— SOURCE MATERIAL —
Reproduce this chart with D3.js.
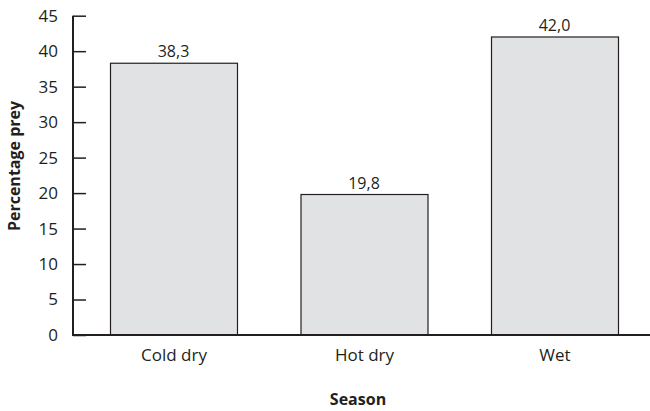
<!DOCTYPE html>
<html>
<head>
<meta charset="utf-8">
<script src="https://cdn.jsdelivr.net/npm/d3@7"></script>
<style>
  body { margin: 0; background: #fff; }
  text { font-family: "Open Sans", sans-serif; fill: #231f20; }
</style>
</head>
<body>
<div id="plot"></div>
<script>
// Data
var seasons = ["Cold dry", "Hot dry", "Wet"];
var preyPct = [38.3, 19.8, 42.0];
var valueLabels = ["38,3", "19,8", "42,0"];
var yTicks = [0, 5, 10, 15, 20, 25, 30, 35, 40, 45];

var W = 650, H = 411;
var x0 = 73, x1 = 650, yTop = 15.7, yBase = 335;
var ink = "#231f20";

var svg = d3.select("#plot").append("svg")
    .attr("width", W)
    .attr("height", H);

// Scales
var xScale = d3.scaleBand()
    .domain(seasons)
    .range([78.25, 649.75])
    .paddingInner(1 / 3)
    .paddingOuter(1 / 6);

var yScale = d3.scaleLinear()
    .domain([0, 45])
    .range([yBase, yTop]);

// Bars
svg.selectAll(".bar")
    .data(seasons)
    .enter().append("rect")
    .attr("class", "bar")
    .attr("x", function (d) { return xScale(d) + 0.5; })
    .attr("y", function (d, i) { return yScale(preyPct[i]); })
    .attr("width", xScale.bandwidth())
    .attr("height", function (d, i) { return yBase - yScale(preyPct[i]); })
    .attr("fill", "#e1e2e3")
    .attr("stroke", ink)
    .attr("stroke-width", 1.2);

// Value labels
svg.selectAll(".val")
    .data(seasons)
    .enter().append("text")
    .attr("class", "val")
    .attr("x", function (d) { return xScale(d) + xScale.bandwidth() / 2; })
    .attr("y", function (d, i) { return yScale(preyPct[i]) - 6; })
    .attr("text-anchor", "middle")
    .style("font-size", "16px")
    .text(function (d, i) { return valueLabels[i]; });

// Y axis, ticks pointing inward
var yAxis = svg.append("g")
    .attr("transform", "translate(" + x0 + ",0)")
    .call(d3.axisLeft(yScale).tickValues(yTicks).tickSize(-13).tickPadding(15));
yAxis.select(".domain").remove();
yAxis.selectAll(".tick line").attr("stroke", ink).attr("stroke-width", 1.5);
yAxis.selectAll(".tick text")
    .style("font-size", "17px")
    .style("font-family", "'Open Sans', sans-serif")
    .attr("fill", ink);
svg.append("line")
    .attr("x1", x0).attr("x2", x0)
    .attr("y1", yTop).attr("y2", yBase + 1)
    .attr("stroke", ink).attr("stroke-width", 2);

// X axis
var xAxis = svg.append("g")
    .attr("transform", "translate(0," + yBase + ")")
    .call(d3.axisBottom(xScale).tickSize(0).tickPadding(14));
xAxis.select(".domain").remove();
xAxis.selectAll(".tick")
    .attr("transform", function (d) { return "translate(" + (xScale(d) + xScale.bandwidth() / 2 + 0.5) + ",0)"; });
xAxis.selectAll(".tick text")
    .style("font-size", "17px")
    .style("font-family", "'Open Sans', sans-serif")
    .attr("fill", ink);
svg.append("line")
    .attr("x1", x0 - 1).attr("x2", x1)
    .attr("y1", yBase).attr("y2", yBase)
    .attr("stroke", ink).attr("stroke-width", 2);

// Axis titles
svg.append("text")
    .attr("transform", "translate(20," + 166 + ") rotate(-90)")
    .attr("text-anchor", "middle")
    .style("font-size", "16px")
    .style("font-weight", "bold")
    .text("Percentage prey");

svg.append("text")
    .attr("x", 358)
    .attr("y", 405)
    .attr("text-anchor", "middle")
    .style("font-size", "16px")
    .style("font-weight", "bold")
    .text("Season");
</script>
</body>
</html>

— YOUR TASK —
Would you set down the listing exactly, omitting pictures?

— TASK RESULT —
Reproduce this chart with D3.js.
<!DOCTYPE html>
<html>
<head>
<meta charset="utf-8">
<script src="https://cdn.jsdelivr.net/npm/d3@7"></script>
<style>
  body { margin: 0; background: #fff; }
  text { font-family: "Open Sans", sans-serif; fill: #231f20; }
</style>
</head>
<body>
<div id="plot"></div>
<script>
// Data
var seasons = ["Cold dry", "Hot dry", "Wet"];
var preyPct = [38.3, 19.8, 42.0];
var valueLabels = ["38,3", "19,8", "42,0"];
var yTicks = [0, 5, 10, 15, 20, 25, 30, 35, 40, 45];

var W = 650, H = 411;
var x0 = 73, x1 = 650, yTop = 15.7, yBase = 335;
var ink = "#231f20";

var svg = d3.select("#plot").append("svg")
    .attr("width", W)
    .attr("height", H);

// Scales
var xScale = d3.scaleBand()
    .domain(seasons)
    .range([78.25, 649.75])
    .paddingInner(1 / 3)
    .paddingOuter(1 / 6);

var yScale = d3.scaleLinear()
    .domain([0, 45])
    .range([yBase, yTop]);

// Bars
svg.selectAll(".bar")
    .data(seasons)
    .enter().append("rect")
    .attr("class", "bar")
    .attr("x", function (d) { return xScale(d) + 0.5; })
    .attr("y", function (d, i) { return yScale(preyPct[i]); })
    .attr("width", xScale.bandwidth())
    .attr("height", function (d, i) { return yBase - yScale(preyPct[i]); })
    .attr("fill", "#e1e2e3")
    .attr("stroke", ink)
    .attr("stroke-width", 1.2);

// Value labels
svg.selectAll(".val")
    .data(seasons)
    .enter().append("text")
    .attr("class", "val")
    .attr("x", function (d) { return xScale(d) + xScale.bandwidth() / 2; })
    .attr("y", function (d, i) { return yScale(preyPct[i]) - 6; })
    .attr("text-anchor", "middle")
    .style("font-size", "16px")
    .text(function (d, i) { return valueLabels[i]; });

// Y axis, ticks pointing inward
var yAxis = svg.append("g")
    .attr("transform", "translate(" + x0 + ",0)")
    .call(d3.axisLeft(yScale).tickValues(yTicks).tickSize(-13).tickPadding(15));
yAxis.select(".domain").remove();
yAxis.selectAll(".tick line").attr("stroke", ink).attr("stroke-width", 1.5);
yAxis.selectAll(".tick text")
    .style("font-size", "17px")
    .style("font-family", "'Open Sans', sans-serif")
    .attr("fill", ink);
svg.append("line")
    .attr("x1", x0).attr("x2", x0)
    .attr("y1", yTop).attr("y2", yBase + 1)
    .attr("stroke", ink).attr("stroke-width", 2);

// X axis
var xAxis = svg.append("g")
    .attr("transform", "translate(0," + yBase + ")")
    .call(d3.axisBottom(xScale).tickSize(0).tickPadding(14));
xAxis.select(".domain").remove();
xAxis.selectAll(".tick")
    .attr("transform", function (d) { return "translate(" + (xScale(d) + xScale.bandwidth() / 2 + 0.5) + ",0)"; });
xAxis.selectAll(".tick text")
    .style("font-size", "17px")
    .style("font-family", "'Open Sans', sans-serif")
    .attr("fill", ink);
svg.append("line")
    .attr("x1", x0 - 1).attr("x2", x1)
    .attr("y1", yBase).attr("y2", yBase)
    .attr("stroke", ink).attr("stroke-width", 2);

// Axis titles
svg.append("text")
    .attr("transform", "translate(20," + 166 + ") rotate(-90)")
    .attr("text-anchor", "middle")
    .style("font-size", "16px")
    .style("font-weight", "bold")
    .text("Percentage prey");

svg.append("text")
    .attr("x", 358)
    .attr("y", 405)
    .attr("text-anchor", "middle")
    .style("font-size", "16px")
    .style("font-weight", "bold")
    .text("Season");
</script>
</body>
</html>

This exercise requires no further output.